Paciente en tratamiento por trastornos adictivos

Había un hombre en la esquina de la habitación y, tras su aparente y caballerosa apatía, me estudiaba, me vigilaba… ¿Qué querrá? Resulta curioso su aspecto, fuera de tiempo, con su traje mil rallas cruzado y su sombrero trilby de fieltro gris y ala ladeada, al más puro estilo Chicago años veinte. Pero si algo inquieta es su mirada: ojos gris acero, de ave de presa, fría y profunda.

Después de un tiempo indefinido, imposible de precisar por el terror que me atenazaba, contemplándonos el uno al otro, el hombre habló: ¿Vienes? No —respondí y, venciendo mi inmovilidad, salté de la cama para encender el interruptor de la luz—. Al encender, el hombre había desaparecido, no había nadie. La sobredosis de pastillas, después de una pesada noche de alcohol y cocaína, hizo que perdiera el equilibrio y me precipitara de cabeza contra el suelo.

Antes de perder la conciencia, la voz de aquel visitante de dormitorio me aseguró: Volveré y tendrás que venir, no puedes escapar. Ya veremos —le respondí cerrando los ojos desde la paz del puñado de hipnóticos que había ingerido con un vaso de agua de vodka anteriormente.

Han pasado quince años y hace un par de semanas, todas las noches, vacío de ropa el sillón que me sirve de perchero ocasional de la esquina, me desnudo, me meto en la cama y miro al rincón de mi habitación: Cabrón, ¿por qué no vienes y me llevas? Entonces abro el cajón de la mesilla de noche y hago un recuento mental de ansiolíticos, hipnóticos y sedantes. Claro, falta la pócima secreta y el conjuro.

El miedo es una gran bisagra que articula dos planos en la vida, abriendo o cerrando puertas.  Voy a la cocina, agarro un vaso, abro el refrigerador, saco la botella y lo lleno de cristalina, incolora e inodora agua. Regreso al dormitorio y vuelvo a mirar a la esquina; nadie. Dejo el vaso en la mesilla, me meto en la cama y cierro el cajón de la mesilla de noche. Sigo mirando el vacío sillón y me digo: Ya veremos, cabrón, ya veremos… Apago la luz, cierro los ojos y espero al sueño del amanecer y ver como un rayo de sol alumbra mi nuevo día.

Buenas noches.

 

Leandro Palacios (psicólogo clínico)

Este relato estremece por sí mismo y porque no es el invento de un escritor de oficio.
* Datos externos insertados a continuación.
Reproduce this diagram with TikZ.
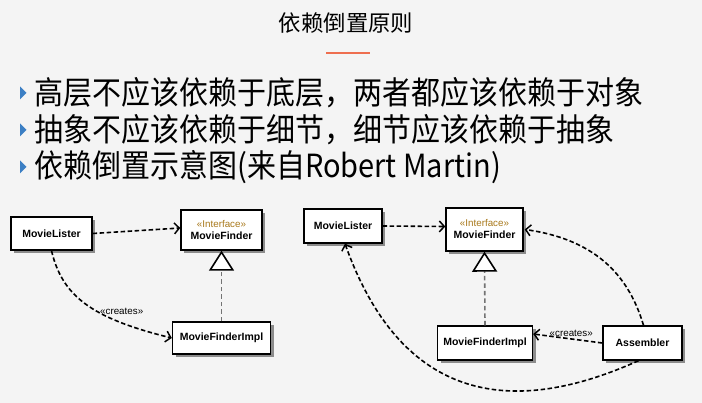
\documentclass[tikz,border=0pt]{standalone}
\usepackage{fontspec}
\usetikzlibrary{arrows.meta,shadows}
\newfontfamily\cjk{Noto Sans CJK SC}
\newfontfamily\umlfont{Liberation Sans}
\definecolor{slidebg}{HTML}{F4F4F4}
\definecolor{bulletblue}{HTML}{3C7FC4}
\definecolor{rulered}{HTML}{EE6E4F}
\definecolor{stereo}{HTML}{A8781A}

\begin{document}
\begin{tikzpicture}[x=1pt,y=-1pt,%
        cls/.style={draw, line width=1.4pt, fill=white, inner sep=0pt,%
                        font=\umlfont\bfseries\fontsize{10.5}{12}\selectfont,%
                        drop shadow={shadow xshift=3pt, shadow yshift=-3pt,%
                                     fill=black!45, opacity=1}},
        dep/.style={line width=1.6pt, dash pattern=on 4.5pt off 2.5pt,%
                        -{Straight Barb[length=5pt, width=11pt, line width=1.5pt]}},
        real/.style={line width=1.6pt, draw=black!55, dash pattern=on 4.5pt off 3pt,%
                        -{Triangle[open, length=20pt, width=25pt, color=black, fill=white, line width=1.6pt]}},
        stereotype/.style={font=\umlfont\fontsize{9.8}{10}\selectfont},
        bullet/.style={fill=bulletblue, draw=none},
        line/.style={anchor=west, inner sep=0pt, yscale=1.1, font=\cjk\fontsize{29}{32}\selectfont}]
    \fill[slidebg] (0,0) rectangle (702,403);
    \useasboundingbox (0,0) rectangle (702,403);
    % title
    \node[font=\cjk\fontsize{22.4}{24}\selectfont] (title) at (346,23) {依赖倒置原则};
    \draw[rulered, line width=2pt] (326,53) -- (370,53);
    % bullet points
    \foreach \y/\txt [count=\i] in {93/高层不应该依赖于底层，两者都应该依赖于对象,%
                                    130/抽象不应该依赖于细节，细节应该依赖于抽象,%
                                    167/依赖倒置示意图(来自Robert Martin)} {
        \fill[bullet] (20,\y-6.5) -- (26.5,\y) -- (20,\y+6.5) -- cycle;
        \node[line] (point\i) at (34,\y) {\txt};
    }
    % left diagram
    \node[cls, minimum width=81, minimum height=33] (lister1) at (51.5,233.5) {MovieLister};
    \node[cls, minimum width=81, minimum height=40, align=center] (finder1) at (221.5,230)
        {{\umlfont\mdseries\fontsize{9.8}{10}\selectfont\color{stereo}«Interface»}\\[0pt]MovieFinder};
    \node[cls, minimum width=98, minimum height=32] (impl1) at (221.5,338) {MovieFinderImpl};
    \draw[dep] (lister1.east) -- ([yshift=2pt]finder1.west);
    \draw[dep] (lister1.south) .. controls (62,295) and (90,318) .. (impl1.west)
        node[stereotype, pos=0.76, above=4pt] (creates1) {«creates»};
    \draw[real] (impl1.north) -- (finder1.south);
    % right diagram
    \node[cls, minimum width=78, minimum height=34] (lister2) at (343,226) {MovieLister};
    \node[cls, minimum width=77, minimum height=43, align=center] (finder2) at (484.5,229.5)
        {{\umlfont\mdseries\fontsize{9.8}{10}\selectfont\color{stereo}«Interface»}\\[0pt]MovieFinder};
    \node[cls, minimum width=95, minimum height=34] (impl2) at (485,343) {MovieFinderImpl};
    \node[cls, minimum width=79, minimum height=34] (asm) at (642.5,343) {Assembler};
    \draw[dep] (lister2.east) -- ([yshift=3pt]finder2.west);
    \draw[real] (impl2.north) -- (finder2.south);
    \draw[dep] (asm.west) -- ([yshift=9pt]impl2.east)
        node[stereotype, pos=0.45, above=-2pt] (creates2) {«creates»};
    \draw[dep] ([xshift=1pt]asm.north) .. controls (630,280) and (600,240) .. ([xshift=1pt]finder2.east);
    \draw[dep] ([xshift=-4pt]asm.south) .. controls (540,405) and (410,425) .. ([xshift=2pt]lister2.south);
\end{tikzpicture}
\end{document}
Es una historia real de una persona real, sazonada quizá con unas pocas licencias a la novela negra o, si se quiere, de terror.

Plasma la alucinosis tóxica en toda la crudeza que caracteriza a las experiencias que se dan por ciertas, aunque no lo sean. Advierte de que los demonios habitan en nuestro interior y de que las drogas muchas veces no los crean, sino que les franquean el paso a la consciencia.

La invitación del hombre de la esquina es tan sencilla como pavorosa. Ese “¿Vienes?” habla de rendición, de locura, de muerte. Visualizo al paciente murmurando su “ya veremos” con los dientes y los puños apretados, en un acto de pura terquedad que le permite resistir hasta que llegue el nuevo día. ¿No es así como aguantamos todos en ocasiones?